The team trained their background modeler AI on a massive dataset of 100,000 high-quality raw graphic design images sourced from the internet. The result is more of a framework than a final product for now. However, initial results are impressive: COLE can generate sophisticated, crisp, and organized graphic designs from simple text prompts, similar to other text-to-image generators like DALL-E 3 or Midjourney. What sets COLE apart is its ability to embed text accurately into images, a task that has traditionally been challenging for AI art generators.
Furthermore, COLE creates images with distinct, editable blocks for text and objects, allowing users to tweak these elements without having to switch to other programs like Adobe Photoshop or InDesign. Users can easily change the displayed text or visual elements directly within the COLE framework.

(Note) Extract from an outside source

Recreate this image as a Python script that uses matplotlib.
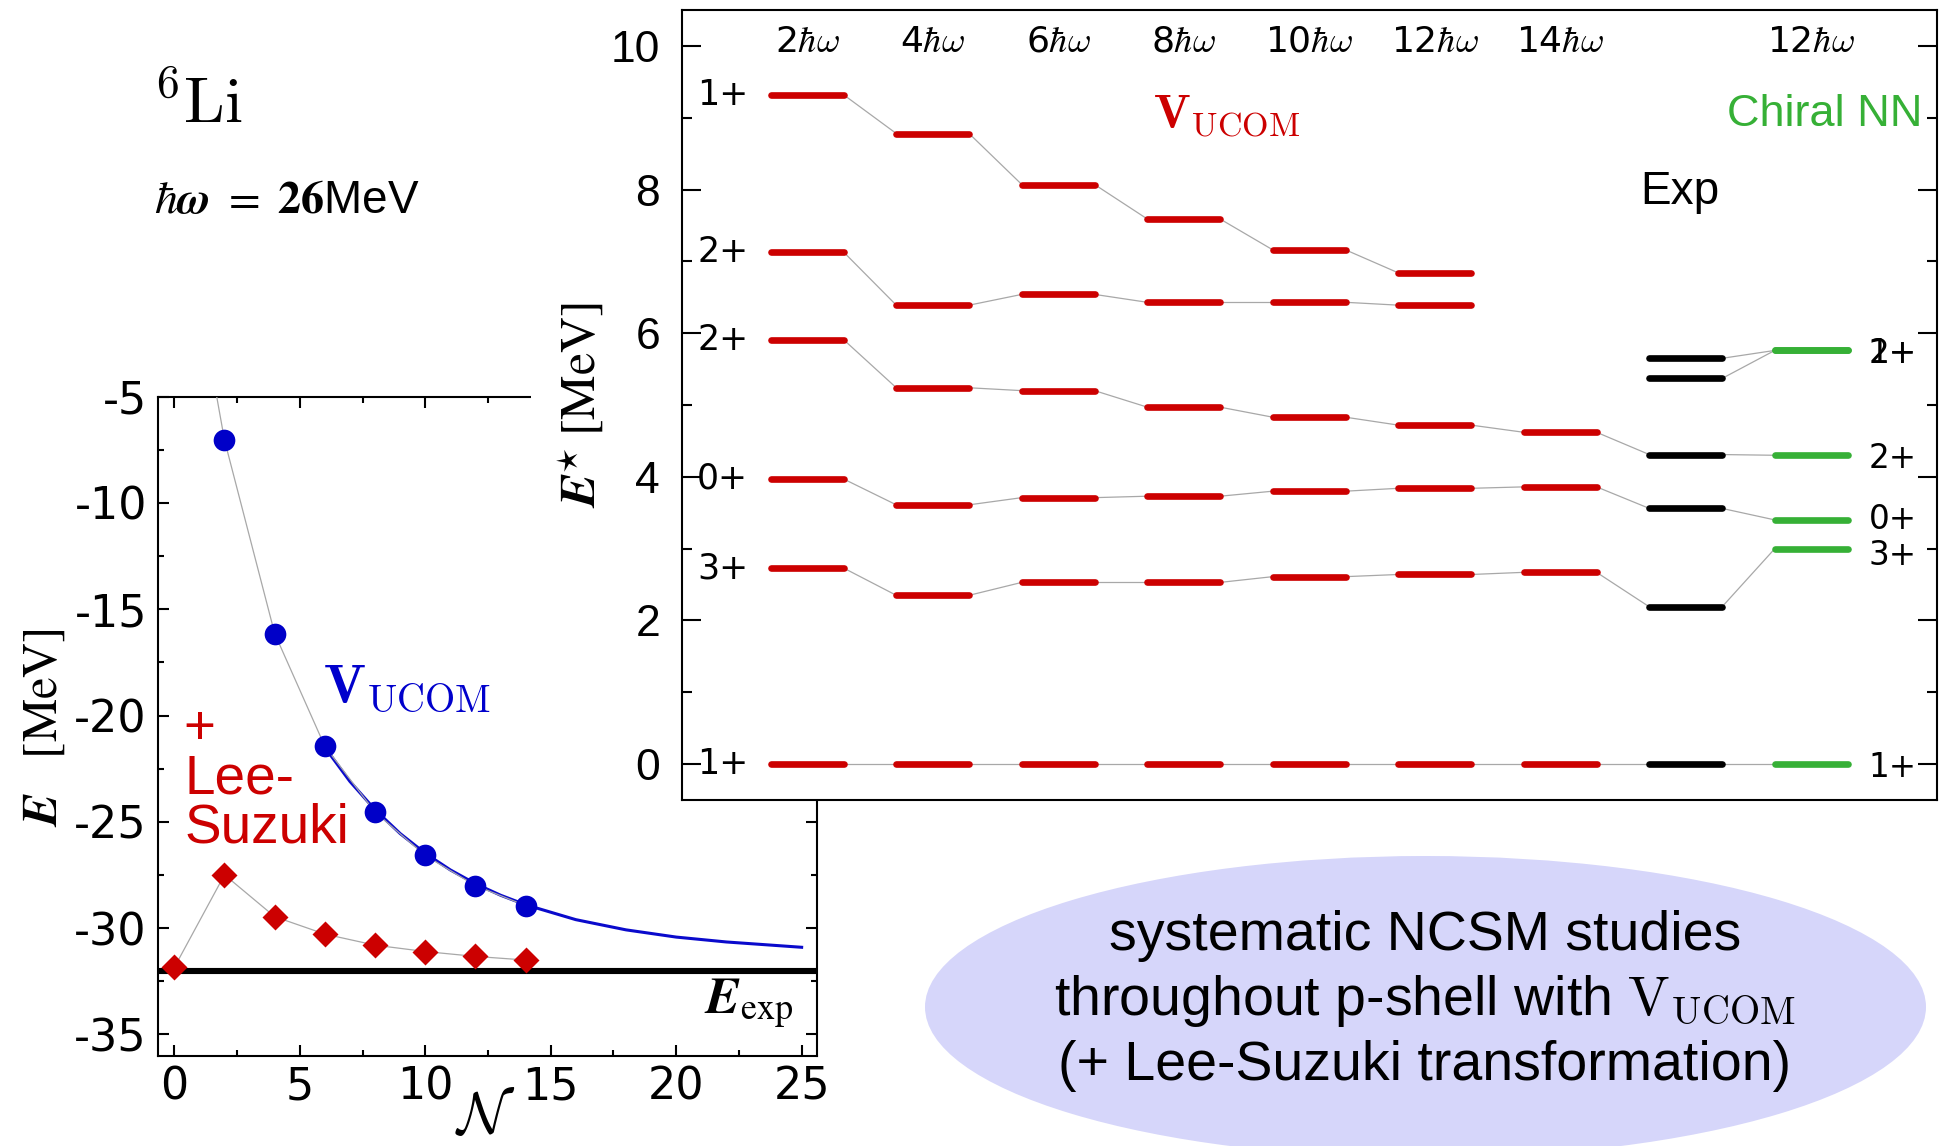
import matplotlib
matplotlib.use('Agg')
import matplotlib.pyplot as plt
from matplotlib.patches import Ellipse, Rectangle
from matplotlib.ticker import MultipleLocator
import numpy as np

plt.rcParams['font.family'] = ['Liberation Sans', 'DejaVu Sans']
plt.rcParams['axes.unicode_minus'] = False

# ---------------- left panel data: ground state energy vs N ----------------
N_ucom = [2, 4, 6, 8, 10, 12, 14]
E_ucom = [-7.04, -16.14, -21.45, -24.54, -26.58, -28.0, -28.94]
N_ucom_guide = [1.69, 2, 4, 6, 8, 10, 12, 14]
E_ucom_guide = [-5.0, -7.04, -16.14, -21.45, -24.54, -26.58, -28.0, -28.94]
N_ls = [0, 2, 4, 6, 8, 10, 12, 14]
E_ls = [-31.85, -27.49, -29.46, -30.28, -30.8, -31.1, -31.33, -31.5]
N_fit = [6, 7, 8, 9, 10, 11, 12, 13, 14, 16, 18, 20, 22, 25]
E_fit = [-21.5, -23.1, -24.43, -25.55, -26.48, -27.26, -27.91, -28.45, -28.9,
         -29.6, -30.08, -30.42, -30.65, -30.9]
E_exp = -32.0
left_xticks = [0, 5, 10, 15, 20, 25]
left_yticks = [-35, -30, -25, -20, -15, -10, -5]

# ---------------- right panel data: excitation spectra ----------------
col_labels = [r'2$\hbar\omega$', r'4$\hbar\omega$', r'6$\hbar\omega$', r'8$\hbar\omega$',
              r'10$\hbar\omega$', r'12$\hbar\omega$', r'14$\hbar\omega$', '', r'12$\hbar\omega$']
col_colors = ['#cc0000'] * 7 + ['black', '#36b036']
nan = np.nan
lvl_1p_b = [9.32, 8.78, 8.07, 7.59, 7.16, 6.84, nan, 5.65, 5.76]
lvl_2p_b = [7.13, 6.39, 6.54, 6.43, 6.43, 6.39, nan, 5.37, 5.76]
lvl_2p_a = [5.91, 5.24, 5.20, 4.97, 4.83, 4.72, 4.62, 4.31, 4.30]
lvl_0p = [3.97, 3.61, 3.71, 3.73, 3.80, 3.84, 3.86, 3.56, 3.40]
lvl_3p = [2.73, 2.35, 2.53, 2.53, 2.61, 2.64, 2.67, 2.19, 3.00]
lvl_1p_gs = [0, 0, 0, 0, 0, 0, 0, 0, 0]
states = [lvl_1p_b, lvl_2p_b, lvl_2p_a, lvl_0p, lvl_3p, lvl_1p_gs]
state_labels = ['1+', '2+', '2+', '0+', '3+', '1+']
right_yticks = [0, 2, 4, 6, 8, 10]

W, H = 1939, 1146
fig = plt.figure(figsize=(W / 100, H / 100), dpi=100)

# ---------------- left axes ----------------
axL = fig.add_axes([158 / W, 1 - 1055.7 / H, (816.7 - 158) / W, (1055.7 - 396.7) / H], zorder=1)
axL.set_xlim(-0.65, 25.6)
axL.set_ylim(-36, -5)
axL.axhline(E_exp, color='black', lw=4.4, zorder=2)
axL.plot(N_fit, E_fit, color='#0a0acc', lw=2.2, zorder=3)
axL.plot(N_ucom_guide, E_ucom_guide, color='#a8a8a8', lw=0.9, zorder=3.5)
axL.plot(N_ls, E_ls, color='#a8a8a8', lw=0.9, zorder=3.5)
axL.plot(N_ucom, E_ucom, 'o', color='#0000c8', ms=15.6, mec='none', zorder=5)
axL.plot(N_ls, E_ls, 'D', color='#cc0000', ms=13.5, mec='none', zorder=5)
axL.set_xticks(left_xticks)
axL.set_yticks(left_yticks)
axL.xaxis.set_minor_locator(MultipleLocator(2.5))
axL.yaxis.set_minor_locator(MultipleLocator(2.5))
axL.tick_params(which='both', direction='in', top=True, right=True, width=1.5,
                labelsize=32, labelfontfamily='DejaVu Sans')
axL.tick_params(which='major', length=7.7)
axL.tick_params(which='minor', length=4.3)
axL.tick_params(axis='x', pad=7.4)
axL.tick_params(axis='y', pad=8)
for s in axL.spines.values():
    s.set_linewidth(1.5)

axL.text(5.93, -19.37, r'$\mathbf{V}_{\mathrm{UCOM}}$', color='#0000cc', fontsize=40,
         math_fontfamily='cm', ha='left', va='baseline', zorder=6)
axL.text(0.35, -21.36, '+', color='#cc0000', fontsize=39.5, ha='left', va='baseline')
axL.text(0.39, -23.66, 'Lee-', color='#cc0000', fontsize=39.5, ha='left', va='baseline')
axL.text(0.39, -25.97, 'Suzuki', color='#cc0000', fontsize=39.5, ha='left', va='baseline')
axL.text(24.67, -34.02, r'$\boldsymbol{E}_{\mathrm{exp}}$', fontsize=37, math_fontfamily='stix',
         ha='right', va='baseline')

# white cover behind the right panel
fig.add_artist(Rectangle((531 / W, 1 - 800 / H), 1 - 531 / W, 800 / H, transform=fig.transFigure,
                         facecolor='white', edgecolor='none', zorder=1.5))

# ---------------- right axes ----------------
axR = fig.add_axes([681.7 / W, 1 - 800 / H, (1936.7 - 681.7) / W, (800 - 10) / H], zorder=2)
axR.set_xlim(0, 10)
axR.set_ylim(-0.5, 10.5)
hw = 0.29
xs = np.arange(1, len(col_labels) + 1)
for lv in states:
    for i in range(len(xs)):
        v = lv[i]
        if np.isnan(v):
            continue
        axR.plot([xs[i] - hw, xs[i] + hw], [v, v], color=col_colors[i], lw=4.8,
                 solid_capstyle='round', zorder=4)
        if i + 1 < len(xs) and not np.isnan(lv[i + 1]):
            axR.plot([xs[i] + hw, xs[i + 1] - hw], [v, lv[i + 1]], color='#a8a8a8',
                     lw=0.9, zorder=3)
# small vertical nudges for the two crowded right-hand labels (0+ / 3+)
right_nudge = {3: 0.05, 4: -0.05}
for k, (lv, lab) in enumerate(zip(states, state_labels)):
    axR.text(0.53, lv[0], lab, ha='right', va='center', fontsize=25, family='DejaVu Sans')
    axR.text(9.46, lv[-1] + right_nudge.get(k, 0.0), lab, ha='left', va='center_baseline',
             fontsize=23.5, family='DejaVu Sans')
for x, lab in zip(xs, col_labels):
    if lab:
        axR.text(x, 9.92, lab, ha='center', va='baseline', fontsize=26, family='DejaVu Sans',
                 math_fontfamily='cm')
axR.text(3.756, 8.87, r'$\mathbf{V}_{\mathrm{UCOM}}$', color='#cc0000', fontsize=35,
         math_fontfamily='cm', ha='left', va='baseline')
axR.text(9.11, 8.88, 'Chiral NN', color='#36b036', fontsize=32.5, ha='center', va='baseline')
axR.text(7.955, 7.80, 'Exp', color='black', fontsize=33, ha='center', va='baseline')

axR.set_xticks([])
axR.set_yticks(right_yticks)
axR.yaxis.set_minor_locator(MultipleLocator(1))
axR.tick_params(axis='y', which='both', direction='in', left=True, right=True, width=1.5,
                labelsize=32, pad=15.6)
axR.tick_params(axis='y', which='major', length=13.5)
axR.tick_params(axis='y', which='minor', length=7)
for s in axR.spines.values():
    s.set_linewidth(1.5)

# ---------------- figure-level annotations ----------------
fig.text(154 / W, 1 - 123 / H, r'${}^{\mathbf{6}}\mathrm{Li}$', fontsize=47, math_fontfamily='cm',
         ha='left', va='baseline')
fig.text(154 / W, 1 - 213 / H, r'$\hbar\boldsymbol{\omega}\ =\ \mathbf{26}$MeV', fontsize=33,
         math_fontfamily='stix', ha='left', va='baseline')
fig.text(44 / W, 1 - 728 / H, r'$\boldsymbol{E}\quad[\mathrm{MeV}]$', fontsize=35,
         math_fontfamily='stix', rotation=90, ha='center', va='center')
fig.text(581 / W, 1 - 405 / H, r'$\boldsymbol{E}^{\star}\;[\mathrm{MeV}]$', fontsize=36,
         math_fontfamily='stix', rotation=90, ha='center', va='center', zorder=5)
fig.text(485 / W, 1 - 1133 / H, r'$\mathcal{N}$', fontsize=42, math_fontfamily='cm',
         ha='center', va='baseline')

fig.add_artist(Ellipse((1425.5 / W, 1 - 1007 / H), 1001 / W, 302 / H, transform=fig.transFigure,
                       facecolor='#d6d6fa', edgecolor='none', zorder=1))
fig.text(1425 / W, 1 - 950 / H, 'systematic NCSM studies', fontsize=40, ha='center',
         va='baseline', zorder=3)
fig.text(1425 / W, 1 - 1015 / H, r'throughout p-shell with $\mathrm{V}_{\mathrm{UCOM}}$',
         fontsize=40, math_fontfamily='cm', ha='center', va='baseline', zorder=3)
fig.text(1425 / W, 1 - 1080 / H, '(+ Lee-Suzuki transformation)', fontsize=40, ha='center',
         va='baseline', zorder=3)

fig.savefig('out.png', dpi=100)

The researchers behind COLE envision a system that requires minimal effort from users while providing high-quality and flexible editing capabilities. COLE’s results compete favorably with other state-of-the-art AI tools, especially in generating covers, headers, and posters, and offer superior editing capabilities for text and objects within the images.
Despite its promise, COLE is not without limitations. The current system does not allow users to change the arrangement or placement of typography blocks, and it supports only one color of typography per image. Nevertheless, the researchers plan to address these issues in future updates.
COLE could represent both a challenge and an asset for graphic designers. While it can produce professional-quality designs that might rival those created by trained designers, it’s also designed to assist users in refining the output with human expertise when necessary. This suggests that graphic design training will still be valuable.
In summary, COLE aims to democratize high-quality graphic design, a vision shared by other companies like Adobe and Canva. While it’s not yet publicly available, a demo is expected soon on their Github project webpage.